Prey as they were to such insecurity, there had always been some Arab tribes eager to set their fortunes on a firmer footing. Some, like the Nabataeans, a people who occupied the southern fringes of Palestine, had exploited their position between the trade routes of the desert and the Mediterranean to create a fabulously wealthy commercial hub, centred on their pink-hued capital of Petra. Others, looking to take a short cut to power, had aimed to infiltrate the cities of other peoples and then to seize their commanding heights: a policy of playing cuckoo in the nest that explained why the kings of Edessa had been of Arab descent. Nevertheless, the independence of such states, menaced as it was by the domineering shadow of Rome, had always been a rickety thing.
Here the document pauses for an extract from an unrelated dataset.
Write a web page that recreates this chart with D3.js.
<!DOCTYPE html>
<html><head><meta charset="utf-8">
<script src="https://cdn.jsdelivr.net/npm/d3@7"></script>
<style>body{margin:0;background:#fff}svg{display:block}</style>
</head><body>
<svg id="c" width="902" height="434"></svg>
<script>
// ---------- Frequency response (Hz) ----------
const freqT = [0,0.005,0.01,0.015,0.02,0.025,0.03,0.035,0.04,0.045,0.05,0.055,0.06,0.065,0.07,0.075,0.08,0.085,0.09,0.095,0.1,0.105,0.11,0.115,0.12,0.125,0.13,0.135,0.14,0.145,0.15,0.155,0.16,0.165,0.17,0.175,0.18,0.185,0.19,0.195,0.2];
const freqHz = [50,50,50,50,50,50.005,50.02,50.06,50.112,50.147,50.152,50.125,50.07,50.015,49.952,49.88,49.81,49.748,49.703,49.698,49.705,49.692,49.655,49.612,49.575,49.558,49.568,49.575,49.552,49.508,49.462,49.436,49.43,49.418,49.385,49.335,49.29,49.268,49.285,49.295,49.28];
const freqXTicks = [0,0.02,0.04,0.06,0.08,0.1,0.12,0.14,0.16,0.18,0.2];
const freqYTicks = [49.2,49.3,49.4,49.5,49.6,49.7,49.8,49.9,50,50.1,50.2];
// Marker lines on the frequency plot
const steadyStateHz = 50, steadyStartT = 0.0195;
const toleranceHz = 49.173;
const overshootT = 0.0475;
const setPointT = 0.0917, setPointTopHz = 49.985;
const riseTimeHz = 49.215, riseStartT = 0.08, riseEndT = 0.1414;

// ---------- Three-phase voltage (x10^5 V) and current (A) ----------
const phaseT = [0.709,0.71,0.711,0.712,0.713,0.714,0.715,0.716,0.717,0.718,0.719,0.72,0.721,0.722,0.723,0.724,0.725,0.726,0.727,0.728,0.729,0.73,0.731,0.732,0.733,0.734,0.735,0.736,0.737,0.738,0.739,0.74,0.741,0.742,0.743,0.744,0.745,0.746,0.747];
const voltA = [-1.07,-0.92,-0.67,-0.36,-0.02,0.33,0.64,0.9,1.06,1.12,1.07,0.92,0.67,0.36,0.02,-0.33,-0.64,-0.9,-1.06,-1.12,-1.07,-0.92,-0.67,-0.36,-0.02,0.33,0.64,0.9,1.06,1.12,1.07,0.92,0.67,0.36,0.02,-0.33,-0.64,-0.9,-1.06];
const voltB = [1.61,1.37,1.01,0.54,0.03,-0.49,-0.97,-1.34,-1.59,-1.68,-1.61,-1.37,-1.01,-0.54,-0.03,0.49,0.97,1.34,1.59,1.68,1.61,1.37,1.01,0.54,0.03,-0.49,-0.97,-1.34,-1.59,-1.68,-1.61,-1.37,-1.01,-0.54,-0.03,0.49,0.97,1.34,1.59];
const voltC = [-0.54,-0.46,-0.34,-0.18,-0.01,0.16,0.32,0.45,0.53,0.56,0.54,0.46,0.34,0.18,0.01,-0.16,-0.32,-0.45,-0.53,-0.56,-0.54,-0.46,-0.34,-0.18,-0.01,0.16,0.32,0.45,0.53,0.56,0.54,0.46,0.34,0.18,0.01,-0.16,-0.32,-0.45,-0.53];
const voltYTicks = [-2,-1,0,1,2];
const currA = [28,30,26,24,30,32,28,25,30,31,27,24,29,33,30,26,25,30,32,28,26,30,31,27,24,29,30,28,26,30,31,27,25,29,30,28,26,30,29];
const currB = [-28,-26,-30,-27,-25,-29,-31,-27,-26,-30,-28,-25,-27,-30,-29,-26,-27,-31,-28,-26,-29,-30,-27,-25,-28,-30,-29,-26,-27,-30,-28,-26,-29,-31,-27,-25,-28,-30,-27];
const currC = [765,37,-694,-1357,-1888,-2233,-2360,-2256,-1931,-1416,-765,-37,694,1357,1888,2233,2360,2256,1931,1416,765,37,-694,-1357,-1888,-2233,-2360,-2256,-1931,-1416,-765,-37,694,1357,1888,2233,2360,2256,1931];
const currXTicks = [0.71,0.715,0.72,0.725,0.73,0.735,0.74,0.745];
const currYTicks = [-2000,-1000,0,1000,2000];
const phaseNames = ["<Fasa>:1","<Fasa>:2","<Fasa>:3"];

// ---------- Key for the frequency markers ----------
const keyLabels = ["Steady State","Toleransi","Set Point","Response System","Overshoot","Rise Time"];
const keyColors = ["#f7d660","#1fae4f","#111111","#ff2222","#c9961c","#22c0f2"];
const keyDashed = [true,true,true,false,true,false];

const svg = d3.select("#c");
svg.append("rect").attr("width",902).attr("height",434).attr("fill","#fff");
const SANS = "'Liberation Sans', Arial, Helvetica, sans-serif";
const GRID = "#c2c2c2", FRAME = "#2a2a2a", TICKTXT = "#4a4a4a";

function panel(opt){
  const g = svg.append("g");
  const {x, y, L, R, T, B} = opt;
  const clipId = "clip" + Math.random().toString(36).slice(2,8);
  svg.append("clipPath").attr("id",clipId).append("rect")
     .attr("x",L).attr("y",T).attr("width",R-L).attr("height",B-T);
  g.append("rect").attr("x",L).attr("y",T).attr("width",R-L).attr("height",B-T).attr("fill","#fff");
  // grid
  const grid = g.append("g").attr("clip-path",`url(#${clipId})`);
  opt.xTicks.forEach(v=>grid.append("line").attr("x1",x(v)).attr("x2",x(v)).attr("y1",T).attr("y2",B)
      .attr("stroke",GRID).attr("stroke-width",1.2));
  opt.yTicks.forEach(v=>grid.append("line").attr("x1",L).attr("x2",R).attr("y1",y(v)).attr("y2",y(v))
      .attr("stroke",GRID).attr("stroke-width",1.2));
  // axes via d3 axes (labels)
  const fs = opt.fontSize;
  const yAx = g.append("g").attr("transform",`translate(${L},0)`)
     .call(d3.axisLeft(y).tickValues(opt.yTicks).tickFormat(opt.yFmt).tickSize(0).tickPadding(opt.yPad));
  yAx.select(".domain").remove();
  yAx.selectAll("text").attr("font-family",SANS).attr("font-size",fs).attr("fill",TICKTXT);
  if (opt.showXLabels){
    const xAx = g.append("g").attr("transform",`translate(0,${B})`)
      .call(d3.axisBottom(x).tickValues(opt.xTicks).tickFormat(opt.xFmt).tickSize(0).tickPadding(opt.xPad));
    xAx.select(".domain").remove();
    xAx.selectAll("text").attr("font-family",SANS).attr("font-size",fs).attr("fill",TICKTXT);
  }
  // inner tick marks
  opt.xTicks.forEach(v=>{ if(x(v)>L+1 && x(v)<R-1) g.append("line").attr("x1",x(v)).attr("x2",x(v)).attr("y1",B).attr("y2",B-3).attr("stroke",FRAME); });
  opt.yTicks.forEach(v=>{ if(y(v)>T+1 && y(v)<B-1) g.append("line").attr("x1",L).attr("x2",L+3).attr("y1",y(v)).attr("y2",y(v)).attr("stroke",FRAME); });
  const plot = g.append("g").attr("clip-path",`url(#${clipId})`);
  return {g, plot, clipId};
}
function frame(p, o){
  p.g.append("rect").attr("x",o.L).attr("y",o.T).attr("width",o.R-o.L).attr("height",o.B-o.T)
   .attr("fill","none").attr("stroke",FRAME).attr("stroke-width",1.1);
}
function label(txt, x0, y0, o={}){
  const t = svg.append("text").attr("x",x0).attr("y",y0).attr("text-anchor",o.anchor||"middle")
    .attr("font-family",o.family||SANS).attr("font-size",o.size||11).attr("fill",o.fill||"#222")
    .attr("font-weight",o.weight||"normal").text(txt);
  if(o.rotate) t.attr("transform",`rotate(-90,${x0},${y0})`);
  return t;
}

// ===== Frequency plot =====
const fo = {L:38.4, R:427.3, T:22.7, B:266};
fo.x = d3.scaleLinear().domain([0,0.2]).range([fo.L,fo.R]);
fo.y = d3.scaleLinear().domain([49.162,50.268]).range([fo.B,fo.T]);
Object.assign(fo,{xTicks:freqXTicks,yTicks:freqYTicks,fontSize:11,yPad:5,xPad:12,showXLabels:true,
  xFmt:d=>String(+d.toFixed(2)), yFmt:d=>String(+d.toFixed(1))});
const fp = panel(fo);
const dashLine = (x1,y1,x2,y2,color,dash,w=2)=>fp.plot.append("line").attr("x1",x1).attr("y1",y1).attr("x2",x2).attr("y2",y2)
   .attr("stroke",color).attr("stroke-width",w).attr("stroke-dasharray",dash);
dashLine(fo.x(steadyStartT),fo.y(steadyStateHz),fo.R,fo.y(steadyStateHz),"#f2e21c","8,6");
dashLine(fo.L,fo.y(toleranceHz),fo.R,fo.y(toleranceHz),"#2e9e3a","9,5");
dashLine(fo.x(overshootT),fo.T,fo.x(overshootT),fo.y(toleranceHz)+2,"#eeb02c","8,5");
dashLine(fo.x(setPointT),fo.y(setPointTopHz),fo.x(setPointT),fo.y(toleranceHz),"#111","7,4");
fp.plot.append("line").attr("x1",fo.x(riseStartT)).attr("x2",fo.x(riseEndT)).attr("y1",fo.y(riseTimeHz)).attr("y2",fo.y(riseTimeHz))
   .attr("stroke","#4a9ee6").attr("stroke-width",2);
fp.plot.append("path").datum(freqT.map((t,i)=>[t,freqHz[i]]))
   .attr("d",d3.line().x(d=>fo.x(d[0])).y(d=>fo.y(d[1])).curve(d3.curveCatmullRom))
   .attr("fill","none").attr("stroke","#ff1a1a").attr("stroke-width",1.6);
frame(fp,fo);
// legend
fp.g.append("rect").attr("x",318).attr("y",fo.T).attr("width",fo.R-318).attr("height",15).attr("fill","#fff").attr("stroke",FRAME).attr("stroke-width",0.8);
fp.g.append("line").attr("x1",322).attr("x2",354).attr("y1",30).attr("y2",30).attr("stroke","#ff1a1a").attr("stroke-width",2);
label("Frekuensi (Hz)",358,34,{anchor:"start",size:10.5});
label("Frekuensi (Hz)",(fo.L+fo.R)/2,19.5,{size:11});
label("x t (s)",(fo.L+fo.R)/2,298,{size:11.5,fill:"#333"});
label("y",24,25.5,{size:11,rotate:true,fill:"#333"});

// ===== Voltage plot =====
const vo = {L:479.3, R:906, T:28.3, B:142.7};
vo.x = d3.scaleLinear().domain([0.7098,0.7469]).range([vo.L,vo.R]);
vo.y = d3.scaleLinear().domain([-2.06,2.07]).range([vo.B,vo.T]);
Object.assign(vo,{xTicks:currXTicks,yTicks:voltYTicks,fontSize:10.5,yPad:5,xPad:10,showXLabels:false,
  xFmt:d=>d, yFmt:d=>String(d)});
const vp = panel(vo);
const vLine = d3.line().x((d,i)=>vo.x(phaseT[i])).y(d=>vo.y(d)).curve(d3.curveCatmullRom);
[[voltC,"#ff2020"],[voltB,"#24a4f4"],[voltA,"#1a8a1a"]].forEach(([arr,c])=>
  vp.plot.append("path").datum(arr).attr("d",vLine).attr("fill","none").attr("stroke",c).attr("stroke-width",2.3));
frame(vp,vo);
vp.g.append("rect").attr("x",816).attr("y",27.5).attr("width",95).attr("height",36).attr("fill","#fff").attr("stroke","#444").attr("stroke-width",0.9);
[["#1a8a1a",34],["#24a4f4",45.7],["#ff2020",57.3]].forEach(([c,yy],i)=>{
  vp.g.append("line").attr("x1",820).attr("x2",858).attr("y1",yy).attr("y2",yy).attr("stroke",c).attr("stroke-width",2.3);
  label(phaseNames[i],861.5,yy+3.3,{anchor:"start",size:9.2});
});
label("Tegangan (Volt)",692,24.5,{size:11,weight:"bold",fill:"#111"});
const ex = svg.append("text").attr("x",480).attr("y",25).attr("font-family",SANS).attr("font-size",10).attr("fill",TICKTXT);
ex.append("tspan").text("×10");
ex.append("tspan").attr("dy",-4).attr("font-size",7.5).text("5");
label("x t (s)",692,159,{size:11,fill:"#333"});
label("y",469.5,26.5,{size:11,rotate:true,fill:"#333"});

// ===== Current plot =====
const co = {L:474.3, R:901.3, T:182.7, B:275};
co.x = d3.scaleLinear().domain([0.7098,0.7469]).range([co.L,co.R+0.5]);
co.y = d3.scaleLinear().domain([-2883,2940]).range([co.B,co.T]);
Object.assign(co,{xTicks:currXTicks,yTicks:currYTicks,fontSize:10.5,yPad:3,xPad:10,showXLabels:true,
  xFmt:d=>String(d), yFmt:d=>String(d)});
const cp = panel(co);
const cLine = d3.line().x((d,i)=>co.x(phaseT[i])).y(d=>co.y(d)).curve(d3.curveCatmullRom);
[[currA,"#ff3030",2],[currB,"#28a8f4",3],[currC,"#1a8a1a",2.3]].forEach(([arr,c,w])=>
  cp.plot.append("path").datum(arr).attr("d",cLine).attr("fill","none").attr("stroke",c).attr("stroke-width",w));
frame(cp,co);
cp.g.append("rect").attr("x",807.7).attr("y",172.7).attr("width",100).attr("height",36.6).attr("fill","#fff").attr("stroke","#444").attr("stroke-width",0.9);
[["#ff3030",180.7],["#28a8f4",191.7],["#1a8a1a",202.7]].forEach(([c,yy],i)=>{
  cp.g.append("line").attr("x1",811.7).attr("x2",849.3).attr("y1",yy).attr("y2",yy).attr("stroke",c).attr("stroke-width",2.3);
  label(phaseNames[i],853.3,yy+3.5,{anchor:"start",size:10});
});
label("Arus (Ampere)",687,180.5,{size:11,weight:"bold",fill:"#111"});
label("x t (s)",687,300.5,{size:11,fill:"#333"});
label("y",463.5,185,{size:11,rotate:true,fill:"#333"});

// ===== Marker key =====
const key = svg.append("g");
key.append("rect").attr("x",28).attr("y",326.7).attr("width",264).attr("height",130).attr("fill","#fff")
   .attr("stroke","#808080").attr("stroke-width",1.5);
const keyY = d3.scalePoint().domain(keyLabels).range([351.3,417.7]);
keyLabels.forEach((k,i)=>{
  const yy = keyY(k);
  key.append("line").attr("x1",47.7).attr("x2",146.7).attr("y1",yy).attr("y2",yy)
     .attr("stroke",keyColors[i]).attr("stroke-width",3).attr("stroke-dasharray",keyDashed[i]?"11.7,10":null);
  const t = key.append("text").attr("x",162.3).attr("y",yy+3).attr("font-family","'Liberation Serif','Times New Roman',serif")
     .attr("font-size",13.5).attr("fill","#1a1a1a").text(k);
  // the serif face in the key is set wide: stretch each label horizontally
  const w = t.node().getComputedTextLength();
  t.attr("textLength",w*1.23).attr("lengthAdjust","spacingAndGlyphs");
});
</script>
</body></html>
As early as AD 106, the kingdom of Nabataea had been gobbled up entire, and reconstituted as the province of Arabia—and although Edessa held out against formal assimilation into the empire for a further 150 years, it had never been left in any doubt as to its thoroughly subordinate status. Riches and sophistication: these, it appeared, might certainly be obtained by the Arabs. The price, however, was a high one: the loss of honour, of liberty, of all that made an Arab.